-- Begin Records for processing --

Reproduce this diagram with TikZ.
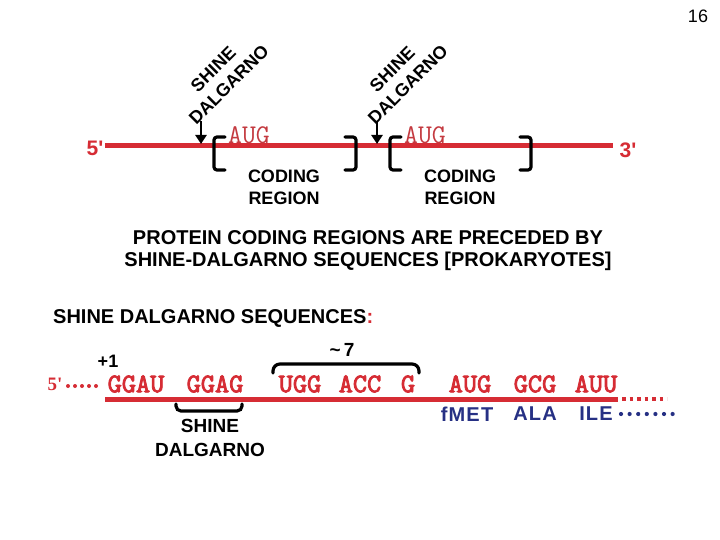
\documentclass[tikz,border=0pt]{standalone}
\usepackage{fontspec}
\setmainfont{Liberation Sans}
\newfontfamily\serifb{Liberation Serif}
\newfontfamily\seqfont{lmmono10-regular.otf}[FakeBold=3]
\usetikzlibrary{arrows.meta}
\definecolor{rnared}{RGB}{214,44,52}
\definecolor{augred}{RGB}{196,58,64}
\definecolor{aablue}{RGB}{38,48,132}
\newcommand{\fsz}[2]{\fontsize{#1}{#2}\selectfont}

\begin{document}
\begin{tikzpicture}[x=1pt, y=-1pt,
    lbl/.style = {font=\bfseries\fsz{18}{22}, align=center, inner sep=0pt},
    sd/.style = {font=\bfseries\fsz{18}{22}, align=center, inner sep=0pt, rotate=45},
    endlbl/.style = {font=\bfseries\fsz{21}{21}, text=rnared, inner sep=0pt},
    aug/.style = {font=\ttfamily\fsz{27}{27}\addfontfeature{FakeBold=1}, text=augred, inner sep=0pt},
    seq/.style = {font=\seqfont\fsz{27}{27}, text=rnared, inner sep=0pt},
    aa/.style = {font=\bfseries\fsz{20}{20}\addfontfeature{LetterSpace=6}, text=aablue, inner sep=0pt},
    strand/.style = {rnared, line width=5pt},
    brk/.style = {line width=3.2pt, rounded corners=3pt, line cap=round},
    dnarrow/.style = {line width=2.8pt, -{Triangle[width=11pt,length=9pt]}}]

    \fill[white] (0,0) rectangle (720,540);
    \useasboundingbox (0,0) rectangle (720,540);

    \node[font=\fsz{18}{18}, inner sep=0pt] (pg) at (698,16) {16};

    %--------------------------------------------

    \node[endlbl] (p5) at (95,148) {5\textquotesingle};
    \node[endlbl] (p3) at (628,150) {3\textquotesingle};
    \coordinate (t0) at (105,146);
    \coordinate (t1) at (613,146);
    \draw[strand] (t0) -- (t1);

    \node[sd] (sd1) at (221,77) {SHINE\\DALGARNO};
    \node[sd] (sd2) at (400,77) {SHINE\\DALGARNO};
    \coordinate (a1) at (201,121);
    \coordinate (b1) at (201,144);
    \coordinate (a2) at (377,121);
    \coordinate (b2) at (377,144);
    \draw[dnarrow] (a1) -- (b1);
    \draw[dnarrow] (a2) -- (b2);

    \draw[brk] (225,137) -- (214,137) -- (214,170) -- (225,170);
    \draw[brk] (345,137) -- (356,137) -- (356,170) -- (345,170);
    \draw[brk] (401,137) -- (390,137) -- (390,170) -- (401,170);
    \draw[brk] (520,137) -- (531,137) -- (531,170) -- (520,170);

    \node[aug] (aug1) at (249,135) {AUG};
    \node[aug] (aug2) at (425,135) {AUG};
    \node[lbl] (cr1) at (284,187) {CODING\\REGION};
    \node[lbl] (cr2) at (460,187) {CODING\\REGION};

    %--------------------------------------------

    \node[font=\bfseries\fsz{20}{22}, align=center, inner sep=0pt] (hd) at (368,251)
        {PROTEIN CODING REGIONS ARE PRECEDED BY\\SHINE-DALGARNO SEQUENCES [PROKARYOTES]};

    \node[font=\bfseries\fsz{20}{20}, anchor=west, inner sep=0pt] (sq) at (53,318)
        {SHINE DALGARNO SEQUENCES{\color{rnared}:}};

    %--------------------------------------------

    \node[font=\bfseries\fsz{18}{18}, inner sep=0pt] (plus1) at (108,361) {+1};
    \node[font=\bfseries\fsz{19}{19}, inner sep=0pt] (sev) at (342,350) {\textasciitilde\,7};

    \node[font=\serifb\bfseries\fsz{19}{19}, text=rnared, inner sep=0pt] (q5) at (55,384) {5\textquotesingle};
    \draw[rnared, line width=4pt, line cap=round, dash pattern=on 0pt off 7pt] (68,386) -- (100,386);

    \node[seq] (c1) at (136,384) {GGAU};
    \node[seq] (c2) at (215,384) {GGAG};
    \node[seq] (c3) at (300,384) {UGG};
    \node[seq] (c4) at (360,384) {ACC};
    \node[seq] (c5) at (408,384) {G};
    \node[seq] (c6) at (470,384) {AUG};
    \node[seq] (c7) at (535,384) {GCG};
    \node[seq] (c8) at (596,384) {AUU};

    \coordinate (m0) at (105,399);
    \coordinate (m1) at (618,399);
    \draw[strand] (m0) -- (m1);
    \draw[rnared, line width=4pt, dash pattern=on 3.5pt off 4pt] (622,399) -- (667,399);

    \draw[brk, rounded corners=7pt] (273,373) -- (273,364) -- (419,364) -- (419,373);
    \draw[brk, rounded corners=5pt] (176,404) -- (176,411) -- (242,411) -- (242,404);

    \node[aa] (aa1) at (467,414) {fMET};
    \node[aa] (aa2) at (535,414) {ALA};
    \node[aa] (aa3) at (596,414) {ILE};
    \draw[aablue, line width=4.2pt, line cap=round, dash pattern=on 0pt off 8.6pt] (621,414) -- (673,414);

    \node[font=\bfseries\fsz{19}{24}, align=center, inner sep=0pt] (sdl) at (210,438) {SHINE\\DALGARNO};

\end{tikzpicture}
\end{document}
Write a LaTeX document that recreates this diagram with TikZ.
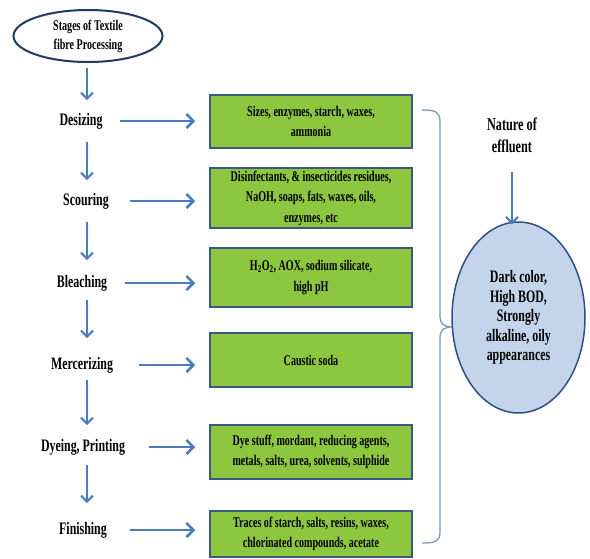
\documentclass[tikz,border=0pt]{standalone}
\usepackage{fontspec}
\setmainfont{Liberation Serif}[FakeStretch=0.68]
\usetikzlibrary{arrows.meta,shapes.geometric,calc}
\definecolor{arrblue}{HTML}{4A7EBB}
\definecolor{boxgreen}{HTML}{8DC63F}
\definecolor{boxborder}{HTML}{3C5A80}
\definecolor{circfill}{HTML}{C4D4EB}
\definecolor{circborder}{HTML}{2F5080}
\definecolor{ellborder}{HTML}{1F3864}
\definecolor{bracecol}{HTML}{7F98BC}
\begin{document}
\begin{tikzpicture}[x=1pt,y=-1pt,
 stagelbl/.style={font=\fontsize{17.5}{19}\selectfont\bfseries, inner sep=1pt},
 gbox/.style={draw=boxborder, line width=1.5pt, fill=boxgreen, minimum width=202pt,
   align=center, font=\fontsize{14.8}{20.5}\selectfont\bfseries, inner sep=0pt},
 varr/.style={draw=arrblue, line width=2pt, -{Straight Barb[length=6pt,width=12pt]}},
 harr/.style={draw=arrblue, line width=2.6pt, -{Straight Barb[length=7pt,width=14pt]}},
]
\useasboundingbox (0,0) rectangle (590,558);
\fill[white] (0,0) rectangle (590,558);

\node[ellipse, draw=ellborder, line width=2pt, minimum width=149pt, minimum height=52pt,
  inner sep=0pt, align=center, font=\fontsize{14.8}{19}\selectfont\bfseries] (stage) at (88,36)
  {Stages of Textile\\fibre Processing};

\node[stagelbl] (desizing) at (81,121) {Desizing};
\node[stagelbl] (scouring) at (86,201) {Scouring};
\node[stagelbl] (bleaching) at (82,283) {Bleaching};
\node[stagelbl] (mercerizing) at (82,365) {Mercerizing};
\node[stagelbl] (dyeing) at (83,447) {Dyeing, Printing};
\node[stagelbl] (finishing) at (83,530) {Finishing};

\coordinate (ax) at (87,0);
\draw[varr, shorten <=32pt, shorten >=21pt] (stage.center -| ax) -- (desizing.center -| ax);
\draw[varr, shorten <=21pt, shorten >=21pt] (desizing.center -| ax) -- (scouring.center -| ax);
\draw[varr, shorten <=21pt, shorten >=23pt] (scouring.center -| ax) -- (bleaching.center -| ax);
\draw[varr, shorten <=17pt, shorten >=27pt] (bleaching.center -| ax) -- (mercerizing.center -| ax);
\draw[varr, shorten <=15pt, shorten >=22pt] (mercerizing.center -| ax) -- (dyeing.center -| ax);
\draw[varr, shorten <=18pt, shorten >=27pt] (dyeing.center -| ax) -- (finishing.center -| ax);

\node[gbox, minimum height=53pt] (b1) at (311,121.5) {Sizes, enzymes, starch, waxes,\\ammonia};
\node[gbox, minimum height=60pt] (b2) at (311,198) {Disinfectants, \& insecticides residues,\\NaOH, soaps, fats, waxes, oils,\\enzymes, etc};
\node[gbox, minimum height=59pt] (b3) at (311,277.5) {H\textsubscript{2}O\textsubscript{2}, AOX, sodium silicate,\\high pH};
\node[gbox, minimum height=54pt] (b4) at (311,360) {Caustic soda};
\node[gbox, minimum height=54pt] (b5) at (311,452) {Dye stuff, mordant, reducing agents,\\metals, salts, urea, solvents, sulphide};
\node[gbox, minimum height=46pt] (b6) at (311,534) {Traces of starch, salts, resins, waxes,\\chlorinated compounds, acetate};

\draw[harr, shorten <=39pt, shorten >=14pt] (desizing.center) -- (desizing.center -| b1.west);
\draw[harr, shorten <=44pt, shorten >=14pt] (scouring.center) -- (scouring.center -| b2.west);
\draw[harr, shorten <=43pt, shorten >=14pt] (bleaching.center) -- (bleaching.center -| b3.west);
\draw[harr, shorten <=57pt, shorten >=14pt] (mercerizing.center) -- (mercerizing.center -| b4.west);
\draw[harr, shorten <=66pt, shorten >=14pt] (dyeing.center) -- (dyeing.center -| b5.west);
\draw[harr, shorten <=47pt, shorten >=14pt] (finishing.center) -- (finishing.center -| b6.west);

% brace
\draw[bracecol, line width=1.3pt] (422,110) .. controls (436,110) and (440,112) .. (440,122)
  -- (440,316) .. controls (440,324) and (444,327) .. (452,327)
  .. controls (444,327) and (440,330) .. (440,338)
  -- (440,532) .. controls (440,541) and (436,543) .. (422,543);

\node[align=center, font=\fontsize{18}{22}\selectfont\bfseries, inner sep=1pt] (nature) at (512,135)
  {Nature of\\effluent};
\node[ellipse, draw=circborder, line width=1.5pt, fill=circfill, minimum width=133pt,
  minimum height=191pt, inner sep=0pt, align=center,
  font=\fontsize{17.5}{19.5}\selectfont\bfseries] (circ) at (518.5,317.5)
  {Dark color,\\High BOD,\\Strongly\\alkaline, oily\\appearances};
\draw[varr, shorten <=37pt, shorten >=-3pt] (nature.center) -- (nature.center |- circ.north);
\end{tikzpicture}
\end{document}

-- End Records for processing --

Every line in the data above that contains "diagram" needs to be copied.

Reproduce this diagram with TikZ.
Write a LaTeX document that recreates this diagram with TikZ.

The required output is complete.